2014 journal article
Three-Dimensional Position and Orientation Measurements Using Magneto-Quasistatic Fields and Complex Image Theory
IEEE ANTENNAS AND PROPAGATION MAGAZINE, 56(1), 160–173.
Traditional wireless position-location systems, operating using propagating waves, suffer reduced performance in non-line-of-sight (NLoS) applications. Traditional systems that use quasistatic fields have instead been limited to short ranges, progressive direction-finding applications, require RF fingerprinting, or do not provide complete immunity to dielectric obstacles (use of electric fields). These limitations impose severe restrictions in applications such as tracking an American football during game play, where position and orientation tracking may be required over long ranges, and when the line-of-sight (LoS) is blocked by groups of people. A technique using magneto-quasistatic fields and complex image theory was recently shown to circumvent these problems, and to enable accurate long-range one-dimensional and two-dimensional measurements.
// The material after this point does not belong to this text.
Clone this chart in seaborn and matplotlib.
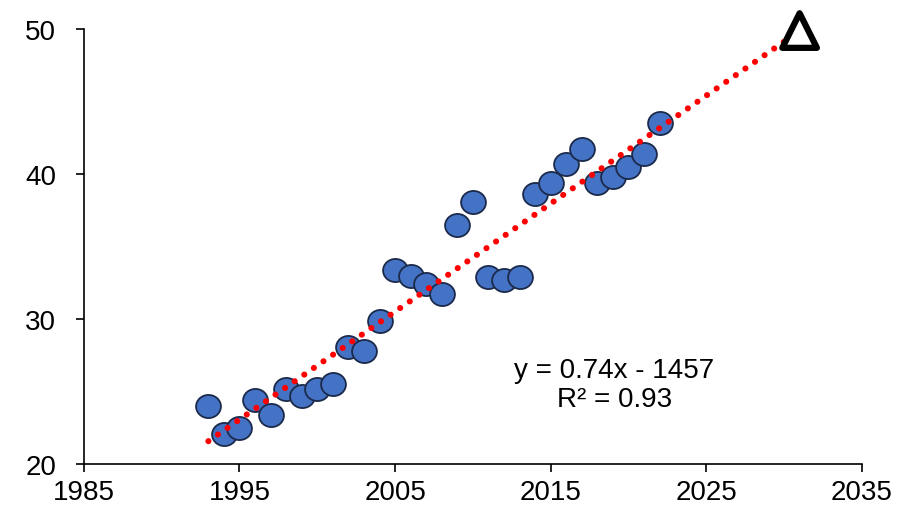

In this work, we present three-dimensional position and orientation measurements using the magneto-quasistatic system and complex image theory over an area of 27.43 m × 27.43 m. Inverting the theoretical expression for the voltage measured at the terminals of the receiving loops to determine three-dimensional position and orientation resulted in mean and median geometric position errors of 0.77 m and 0.71 m, respectively; inclination orientation mean and median errors of 9.67° and 8.24°, respectively; and azimuthal orientation mean and median errors of 2.84° and 2.25°, respectively.